__Problem requirements__.
Reproduce exactly, with no pictures, each line from the opening of the material down through the line containing "const yTicks = [0, 20, 40, 60, 80, 100, 120];".

::: Data provided :::

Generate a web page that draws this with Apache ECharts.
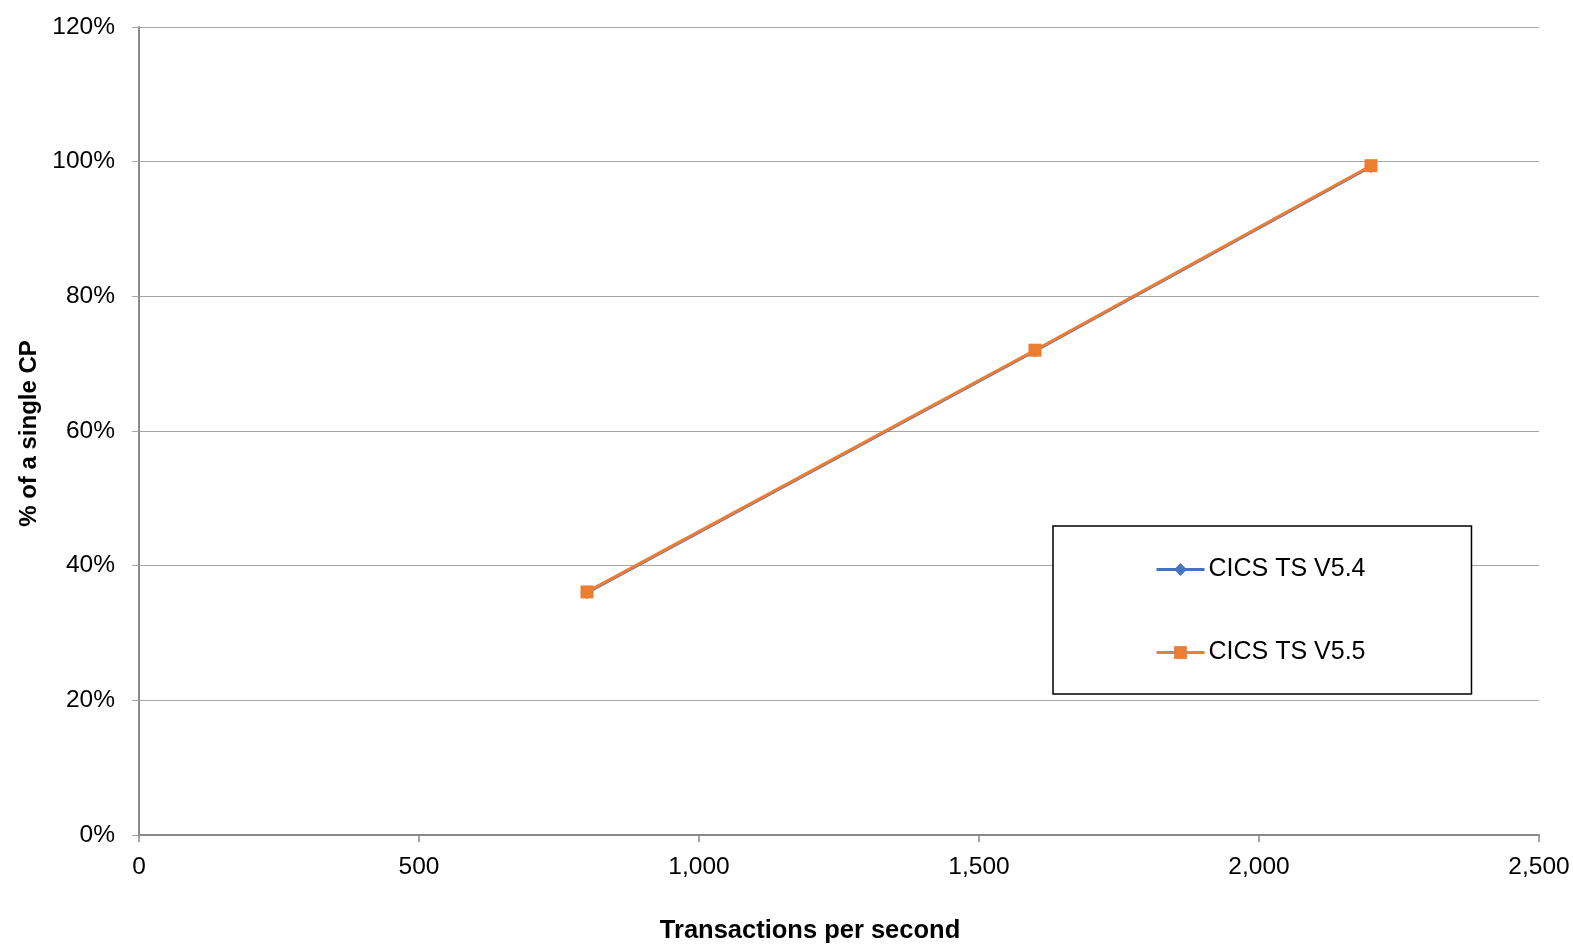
<!DOCTYPE html>
<html>
<head>
<meta charset="utf-8">
<script src="https://cdn.jsdelivr.net/npm/echarts@6/dist/echarts.min.js"></script>
<style>html,body{margin:0;padding:0;background:#fff}#c{width:1573px;height:944px}</style>
</head>
<body>
<div id="c"></div>
<script>
const xValues = [800, 1600, 2200];
const seriesNames = ['CICS TS V5.4', 'CICS TS V5.5'];
const v54 = [36.0, 71.9, 99.3];
const v55 = [36.1, 72.0, 99.4];
const xTicks = [0, 500, 1000, 1500, 2000, 2500];
const yTicks = [0, 20, 40, 60, 80, 100, 120];

const font = 'Liberation Sans, Arial, sans-serif';
const chart = echarts.init(document.getElementById('c'));
chart.setOption({
  animation: false,
  title: {
    text: 'Transactions per second', left: 805, top: 913, textAlign: 'center',
    textStyle: { fontFamily: font, fontSize: 25.5, fontWeight: 'bold', color: '#000' }
  },
  grid: { left: 139, right: 34, top: 27, bottom: 109, containLabel: false, outerBoundsMode: 'none' },
  xAxis: {
    type: 'value', min: xTicks[0], max: xTicks[xTicks.length - 1], interval: 500,
    axisLine: { show: true, lineStyle: { color: '#898989', width: 2 } },
    axisTick: { show: true, length: 7, lineStyle: { color: '#898989', width: 1.5 } },
    axisLabel: { fontFamily: font, fontSize: 24.5, color: '#000', margin: 20,
      formatter: v => v.toLocaleString('en-US') },
    splitLine: { show: false }
  },
  yAxis: {
    type: 'value', min: yTicks[0], max: yTicks[yTicks.length - 1], interval: 20,
    name: '% of a single CP', nameLocation: 'middle', nameGap: 97, nameRotate: 90,
    nameTextStyle: { fontFamily: font, fontSize: 24, fontWeight: 'bold', color: '#000', padding: [0, 5, 0, 0] },
    axisLine: { show: true, lineStyle: { color: '#898989', width: 2 } },
    axisTick: { show: true, length: 7, lineStyle: { color: '#a6a6a6', width: 1 } },
    axisLabel: { fontFamily: font, fontSize: 24.5, color: '#000', margin: 24,
      formatter: v => v + '%' },
    splitLine: { show: true, lineStyle: { color: '#a6a6a6', width: 1 } }
  },
  legend: {
    orient: 'vertical', left: 1053, top: 526,
    padding: [31, 106, 29, 102], itemGap: 58,
    itemWidth: 48, itemHeight: 16,
    borderColor: '#000', borderWidth: 1.5, backgroundColor: '#fff',
    lineStyle: { width: 3 },
    textStyle: { fontFamily: font, fontSize: 25, color: '#000', padding: [0, 0, 0, -1] },
    data: seriesNames
  },
  series: [
    { name: seriesNames[0], type: 'line', data: xValues.map((x, i) => [x, v54[i]]),
      symbol: 'diamond', symbolSize: 13, lineStyle: { color: '#4472C4', width: 3 },
      itemStyle: { color: '#4472C4' } },
    { name: seriesNames[1], type: 'line', data: xValues.map((x, i) => [x, v55[i]]),
      symbol: 'rect', symbolSize: 13, lineStyle: { color: '#ED7D31', width: 3 },
      itemStyle: { color: '#ED7D31' } }
  ]
});
</script>
</body>
</html>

:::

__Problem solution__.
Generate a web page that draws this with Apache ECharts.
<!DOCTYPE html>
<html>
<head>
<meta charset="utf-8">
<script src="https://cdn.jsdelivr.net/npm/echarts@6/dist/echarts.min.js"></script>
<style>html,body{margin:0;padding:0;background:#fff}#c{width:1573px;height:944px}</style>
</head>
<body>
<div id="c"></div>
<script>
const xValues = [800, 1600, 2200];
const seriesNames = ['CICS TS V5.4', 'CICS TS V5.5'];
const v54 = [36.0, 71.9, 99.3];
const v55 = [36.1, 72.0, 99.4];
const xTicks = [0, 500, 1000, 1500, 2000, 2500];
const yTicks = [0, 20, 40, 60, 80, 100, 120];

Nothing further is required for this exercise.